By 2013-2014 most schools in America will be labeled "failing." Achieving perfection is certainly a noble goal to shoot for. However, labeling the entire school as a "failure" is misleading, and even disingenuous.

Here, the Fort Wayne Journal Gazette lays out some of the NCLB issues.

7 comments:

Anonymous said...

I propose a similar new law: "No Congressman Left Behind" whereby they will be required to make adequate progress towards being perfect [100%] after THEY take the ISTEP test.

Dr. Mark J. Stock said...

Your comment reminds me of an activity I did once to demonstrate the challenging materials our kids are expected to know.

I once gave public test samples from ISTEP to a local service club and asked them to take the test and I would grade them. No one would attempt it because they didn't want to be wrong. But when I asked them to guess what grade level the questions came from they all guessed 9th and 10th grade.

It was a 7th grade math test BEFORE the ISTEP test went up in difficulty.

Anonymous said...

NCLB is yet another example of our country's politicians using the educational system for political gain. The public school system is an easy target that politicians use to gain votes through their blustering rhetoric. They demean the sincere efforts of those who work diligently to teach our children.

I'm just the guy footin' the bill said...

I just love to hear all this hand wringing about NCLB. I'll take a little cheese with my whining, thank you.

Impeach Bush, repeal the NCLB act and I'm sure everything will be OK. That way everyone in education can go back to business as usual.

I do agree that NCLB is used for political gain. ISTA uses it for political gain. IAPSS uses it for political gain. Everybodys' doin' it, doin' it doin' it - political gain!

I can easily draw a parallel between the NCLB and the role the government plays in business to OSHA, the health department and just about any code enforcement department.

It is just about impossible to be in compliance with every state, local and federal law on the books. But business all work so darn hard!

Give me a break.

Is 100% attainment of NCLB an acheivable goal? Probably not.

Is significant improvement an acheivable goal? Not according the the JG article, but then I don't consider that newspaper a credible source at any level.

With a headline screaming the standard battle cry that is the trademark of the JG, this problem has a simple cause: not enough money for education!

I'm going to say again what I've said before. Any organization that can't get good employees (and get rid of bad ones) is going to turn out bad products.

An employer as large as a school corp that can't let ineffective people go will never be able to improve the quality of work done inside its walls. Is that really too hard to understand?

Management has a job to do. Thin the herd. It will up the quality of the finished product.

Dr. Mark J. Stock said...

Dear "footin.."

You say you agree that achieving 100% is probably NOT achievable. Then how can you support a law whose practical implementation is eventually designed to label all schools not achieving 100% a "failure?"

Since when did not achieving the impossible become synonymous with "failure?" When educators point out the unreasonableness of this they are accused of whining or being against accountability.

I am not against accountability, just unreasonableness.

As far as your business analogy to OSHA regs.

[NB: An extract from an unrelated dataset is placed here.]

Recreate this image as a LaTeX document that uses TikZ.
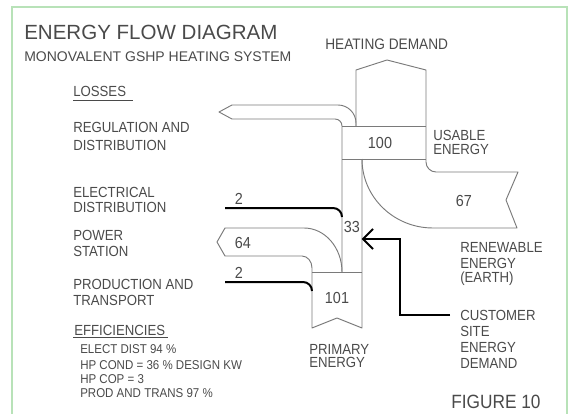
\documentclass[tikz,border=0pt]{standalone}
\usepackage{fontspec}
\setmainfont{Liberation Sans}
\newfontfamily\cadfont{Liberation Sans}[FakeStretch=0.9]
\definecolor{textgray}{HTML}{4A4A4A}
\definecolor{linegray}{HTML}{7A7A7A}
\definecolor{framegreen}{HTML}{B8E2B8}
\begin{document}
\begin{tikzpicture}[x=0.75pt,y=-0.75pt,
  flow/.style={draw=linegray, line width=0.7pt, line join=round},
  thickflow/.style={draw=black, line width=1.5pt},
  lbl/.style={anchor=west, inner sep=0pt, text=textgray, font=\cadfont\fontsize{11}{13}\selectfont},
  small/.style={anchor=west, inner sep=0pt, text=textgray, font=\cadfont\fontsize{9.6}{11}\selectfont},
  num/.style={inner sep=0pt, text=textgray, font=\cadfont\fontsize{12}{14}\selectfont},
  uline/.style={draw=textgray, line width=0.7pt}]
\useasboundingbox (0,0) rectangle (569,414);
% frame
\draw[framegreen, line width=1.2pt] (12,420) -- (12,7) -- (567,7) -- (567,420);
% titles
\node[anchor=west, inner sep=0pt, text=textgray, font=\fontsize{15.4}{18}\selectfont] (title) at (24,32) {ENERGY FLOW DIAGRAM};
\node[anchor=west, inner sep=0pt, text=textgray, font=\fontsize{10.5}{12}\selectfont] (subtitle) at (24,57) {MONOVALENT GSHP HEATING SYSTEM};
\node[anchor=west, inner sep=0pt, text=textgray, font=\cadfont\fontsize{11.4}{13}\selectfont] (heat) at (325,44) {HEATING DEMAND};
% left labels
\node[lbl] (losses) at (73,91) {LOSSES};
\draw[uline] (73,100) -- (133,100);
\node[lbl] (reg1) at (73,127) {REGULATION AND};
\node[lbl] (reg2) at (73,145) {DISTRIBUTION};
\node[lbl] (ele1) at (73,192) {ELECTRICAL};
\node[lbl] (ele2) at (73,207.5) {DISTRIBUTION};
\node[lbl] (pow1) at (73,235) {POWER};
\node[lbl] (pow2) at (73,251) {STATION};
\node[lbl] (pro1) at (73,284) {PRODUCTION AND};
\node[lbl] (pro2) at (73,300) {TRANSPORT};
\node[lbl] (eff) at (74,330) {EFFICIENCIES};
\draw[uline] (73,337) -- (168,337);
\node[small] (e1) at (80,349) {ELECT DIST 94 \%};
\node[small] (e2) at (80,365) {HP COND = 36 \% DESIGN KW};
\node[small] (e3) at (80,379) {HP COP = 3};
\node[small] (e4) at (80,393) {PROD AND TRANS 97 \%};
% right labels
\node[lbl] (us1) at (433,135) {USABLE};
\node[lbl] (us2) at (433,149) {ENERGY};
\node[lbl] (ren1) at (460,247) {RENEWABLE};
\node[lbl] (ren2) at (460,263) {ENERGY};
\node[lbl] (ren3) at (460,278.5) {(EARTH)};
\node[lbl] (cu1) at (460,315) {CUSTOMER};
\node[lbl] (cu2) at (460,331) {SITE};
\node[lbl] (cu3) at (460,347.5) {ENERGY};
\node[lbl] (cu4) at (460,363) {DEMAND};
\node[lbl] (pr1) at (309,349) {PRIMARY};
\node[lbl] (pr2) at (309,362) {ENERGY};
\node[anchor=west, inner sep=0pt, text=textgray, font=\cadfont\fontsize{14.4}{16}\selectfont] (fig) at (451,402) {FIGURE 10};
% numbers
\node[num] (n100) at (380,143) {100};
\node[num] (n33) at (352,227) {33};
\node[num] (n64) at (243,243) {64};
\node[num] (n101) at (337,298) {101};
\node[num] (n67) at (464,201) {67};
\node[num] (n2a) at (239,199) {2};
\node[num] (n2b) at (239,273) {2};
% heating demand arrow + usable box right edge + renewable arrow
\draw[flow] (356,126) -- (356,70) -- (387,60) -- (426,70) -- (426,162)
  .. controls (426,167.5) and (430.5,172) .. (436,172) -- (518,172) -- (506,200) -- (517,228) -- (433,228)
  .. controls (393.8,228) and (362,197.1) .. (362,159);
% box 100
\draw[flow] (342,126) -- (426,126);
\draw[flow] (342,159) -- (426,159);
% regulation loss arrow, left edge of column
\draw[flow] (356,126) -- (356,123) .. controls (356,113.1) and (347.9,105) .. (338,105) -- (232,105) -- (219,112) -- (232,119) -- (335,119)
  .. controls (338.9,119) and (342,122.1) .. (342,126) -- (342,272);
% column right edge and box 101, power station loss arrow
\draw[flow] (362,159) -- (362,328) -- (337,318) -- (312,328) -- (312,268)
  .. controls (312,261.4) and (307.5,256) .. (302,256) -- (225,256) -- (217,242) -- (225,228) -- (304,228)
  .. controls (325,228) and (342,247.7) .. (342,272);
\draw[flow] (312,272) -- (362,272);
% thick electrical lines
\draw[thickflow] (225,208) -- (333,208) .. controls (338,208) and (342,212) .. (342,217);
\draw[thickflow] (225,282) -- (303,282) .. controls (308,282) and (312,286) .. (312,291);
% customer site energy demand arrow
\coordinate (custstart) at (450,315);
\coordinate (custtip) at (363,239);
\draw[thickflow, line join=miter] (custstart) -- (400,315) -- (400,239) -- (custtip);
\draw[thickflow, line join=miter] (373,229) -- (custtip) -- (373,249);
\end{tikzpicture}
\end{document}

That doesn't work well either. Schools have to follow all the same OSHA regs that businesses do. I am not aware of any Indiana code cites that exempt us from those. But I am well acquainted with the 1,500 page INDIANA SCHOOL LAWS AND RULES code book.

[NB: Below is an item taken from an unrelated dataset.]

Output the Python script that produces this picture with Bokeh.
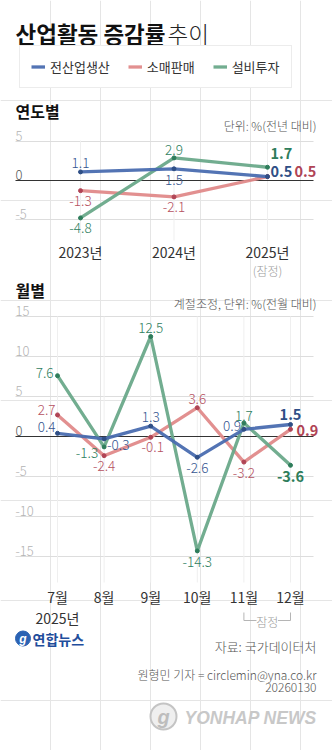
from bokeh.plotting import figure
from bokeh.models import Range1d, LinearAxis, FixedTicker, Legend, LegendItem, Label
from bokeh.core.properties import value
from bokeh.embed import file_html
from bokeh.resources import INLINE

# ---------------- data ----------------
series_names = ["전산업생산", "소매판매", "설비투자"]
years = ["2023년", "2024년", "2025년"]
year_prod = [1.1, 1.5, 0.5]
year_retail = [-1.3, -2.1, 0.5]
year_invest = [-4.8, 2.9, 1.7]
year_ticks = [5, 0, -5]

months = ["7월", "8월", "9월", "10월", "11월", "12월"]
month_prod = [0.4, -0.3, 1.3, -2.6, 0.9, 1.5]
month_retail = [2.7, -2.4, -0.1, 3.6, -3.2, 0.9]
month_invest = [7.6, -1.3, 12.5, -14.3, 1.7, -3.6]
month_ticks = [15, 10, 5, 0, -5, -10, -15]

# ---------------- styles / layout ----------------
W, H = 332, 750
FONT_S = "Noto Sans CJK KR"
LFONT_S = "'Noto Sans CJK KR Light', 'Noto Sans CJK KR'"
FONT = value(FONT_S)
LFONT = value(LFONT_S)
LINE_COLORS = ["#4a6db0", "#e08a8a", "#6aa98a"]
DOT_COLORS = ["#2f4f86", "#b04455", "#2e7d5b"]
TEXT_COLORS = ["#34558f", "#b5515f", "#2f8060"]
GRID_L, GRID_R = 15, 313

# label placement per point: (dx, dy, align, baseline)
A = lambda dy=-4, dx=0: (dx, dy, "center", "bottom")
B = lambda dy=5, dx=0: (dx, dy, "center", "top")
L = lambda dx=-4, dy=0: (dx, dy, "right", "middle")
R = lambda dx=4, dy=0: (dx, dy, "left", "middle")

year_place = [
    [A(-4), B(6), R(3, -5)],
    [B(5), B(5), R(27, -5)],
    [B(5), A(-3), R(3, -14)],
]
month_place = [
    [L(-2, -6), R(3, 6), A(-4), B(6), L(-3, -3), A(-5)],
    [L(-2, -5), B(5), B(5, 2), A(-4), B(6), R(6, 1)],
    [L(-4, -3), L(-6, 6), A(-4), B(6), A(-2), B(6)],
]

p = figure(width=W, height=H, x_range=Range1d(0, W), y_range=Range1d(H, 0),
           output_backend="svg", toolbar_location=None, min_border=0,
           x_axis_location=None, y_axis_location=None, outline_line_color=None,
           background_fill_color="white", border_fill_color="white")


def xr(x0, dx):
    return Range1d(-x0 / dx, (W - x0) / dx)


def yr(y0, ppu):
    return Range1d((y0 - H) / ppu, y0 / ppu)


p.extra_x_ranges = {"yx": xr(80, 93.5), "mx": xr(57, 46.6)}
p.extra_y_ranges = {"yy": yr(180, 7.8), "my": yr(436, 8.0)}


def draw_chart(cats, data, ticks, xn, yn, vtop, vbot, axis_y, place):
    idx = list(range(len(cats)))
    others = [t for t in ticks if t != 0]
    p.segment(x0=GRID_L, x1=GRID_R, y0=others, y1=others, y_range_name=yn,
              line_color="#dddddd", line_width=1)
    p.segment(x0=idx, x1=idx, y0=vtop, y1=vbot, x_range_name=xn,
              line_color="#efefef", line_width=1)
    p.segment(x0=GRID_L, x1=GRID_R, y0=0, y1=0, y_range_name=yn,
              line_color="#333333", line_width=1.2)
    p.text(x=GRID_L, y=ticks, text=[str(t) for t in ticks], y_range_name=yn,
           text_baseline="bottom", text_align="left", y_offset=-1,
           text_color=["#555555" if t == 0 else "#b3b3b3" for t in ticks],
           text_font=LFONT, text_font_size="13px")
    rends = []
    for k in [1, 2, 0]:
        r = p.line(idx, data[k], x_range_name=xn, y_range_name=yn,
                   line_color=LINE_COLORS[k], line_width=3.3, line_alpha=0.95)
        p.scatter(idx, data[k], x_range_name=xn, y_range_name=yn, size=4,
                  color=DOT_COLORS[k])
        rends.append((k, r))
    for k in range(3):
        last = len(idx) - 1
        for i, v in enumerate(data[k]):
            dx, dy, al, bl = place[k][i]
            bold = (i == last)
            p.text(x=[i], y=[v], text=[f"{v:.1f}"], x_range_name=xn, y_range_name=yn,
                   x_offset=dx, y_offset=dy, text_align=al, text_baseline=bl,
                   text_color=DOT_COLORS[k] if bold else TEXT_COLORS[k],
                   text_font=FONT if bold else LFONT,
                   text_font_style="bold" if bold else "normal",
                   text_font_size="14.5px" if bold else "13.5px")
    ax = LinearAxis(x_range_name=xn, fixed_location=axis_y,
                    ticker=FixedTicker(ticks=idx),
                    major_label_overrides={i: c for i, c in enumerate(cats)},
                    axis_line_color=None, major_tick_line_color=None,
                    minor_tick_line_color=None, major_label_standoff=5,
                    major_label_text_font=FONT_S, major_label_text_font_size="14px",
                    major_label_text_color="#333333")
    p.add_layout(ax, "below")
    return dict(rends)


def label(x, y, text, size, color, bold=False, align="left", font=None):
    p.add_layout(Label(x=x, y=y, text=text, text_font=font or (FONT_S if bold else LFONT_S),
                       text_font_style="bold" if bold else "normal",
                       text_font_size=size, text_baseline="middle", text_align=align,
                       text_color=color))


# ---------------- header ----------------
label(15, 32, "산업활동 증감률", "22.5px", "#111111", bold=True)
label(167, 32, "추이", "22.5px", "#222222")

# ---------------- yearly ----------------
label(15, 110, "연도별", "16px", "#111111", bold=True)
label(316, 125, "단위: %(전년 대비)", "12px", "#555555", align="right")
yr_rends = draw_chart(years, [year_prod, year_retail, year_invest], year_ticks,
                      "yx", "yy", 140, 240, 230, year_place)
p.text(x=[2], y=[270], text=["(잠정)"], x_range_name="yx", text_align="center",
       text_baseline="middle", text_color="#9a9a9a", text_font=LFONT, text_font_size="12px")

# ---------------- monthly ----------------
label(15, 289, "월별", "16px", "#111111", bold=True)
label(316, 303, "계절조정, 단위: %(전월 대비)", "12px", "#555555", align="right")
draw_chart(months, [month_prod, month_retail, month_invest], month_ticks,
           "mx", "my", 316, 582, 575, month_place)
p.text(x=[0], y=[617], text=["2025년"], x_range_name="mx", text_align="center",
       text_baseline="middle", text_color="#333333", text_font=FONT, text_font_size="14px")
p.segment(x0=[4, 5], x1=[4, 5], y0=612, y1=620, x_range_name="mx",
          line_color="#b5b5b5", line_width=1)
p.segment(x0=[4, 4.73], x1=[4.27, 5], y0=620, y1=620, x_range_name="mx",
          line_color="#b5b5b5", line_width=1)
p.text(x=[4.5], y=[621], text=["잠정"], x_range_name="mx", text_align="center",
       text_baseline="middle", text_color="#9a9a9a", text_font=LFONT, text_font_size="12px")

# ---------------- legend ----------------
legend = Legend(items=[LegendItem(label=series_names[k], renderers=[yr_rends[k]]) for k in range(3)],
                location=(19, H - 88), orientation="horizontal",
                label_text_font=FONT_S, label_text_font_size="13px", label_text_color="#333333",
                glyph_width=14, glyph_height=13, label_height=13, label_standoff=5,
                spacing=18, padding=11, margin=0,
                border_line_color="#d9d9d9", border_line_width=1,
                background_fill_color="white", background_fill_alpha=1)
p.add_layout(legend)

# ---------------- footer ----------------
p.scatter(x=[22.5], y=[638], size=15, color="#2b62b3")
p.text(x=[22.5], y=[638], text=["g"], text_align="center", text_baseline="middle",
       text_color="white", text_font=value("Liberation Sans"), text_font_style="bold italic",
       text_font_size="12px")
label(32, 638, "연합뉴스", "14px", "#1f4e9c", bold=True)
label(316, 646, "자료: 국가데이터처", "13px", "#555555", align="right")
label(316, 674, "원형민 기자 = circlemin@yna.co.kr", "12px", "#555555", align="right")
label(316, 687, "20260130", "12px", "#555555", align="right")
p.scatter(x=[163], y=[716], size=26, fill_color="#efefef", line_color="#c4c4c4", line_width=2)
p.text(x=[163], y=[716], text=["g"], text_align="center", text_baseline="middle",
       text_color="#bdbdbd", text_font=value("Liberation Sans"), text_font_style="bold italic",
       text_font_size="20px")
p.add_layout(Label(x=184, y=717, text="YONHAP NEWS", text_font="Liberation Sans",
                   text_font_style="bold italic", text_font_size="17.5px",
                   text_baseline="middle", text_color="#c8c8c8"))

open("out.html", "w").write(file_html(p, INLINE))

Also, I am not aware of any law requiring all departments in all businesses in the US to achieve their quality standards in 100% of their departments or the entire business is labeled a "failure" and ranked annually in the newspaper.

Anonymous said...

Education as usual produced the people who sent a man to the moon, created the personal computer, and launched the numerous other technological advances that have happened in the last 30 years. How did we ever accomplish these things without state and federally sponsored standaredized testing? Hmmm.

Anonymous said...

"Footin's" comments comparing education to the private sector is unrealistic. Private industry has some say about the "raw materials" it uses to produce its products. Public education takes all comers and must produce a finished product.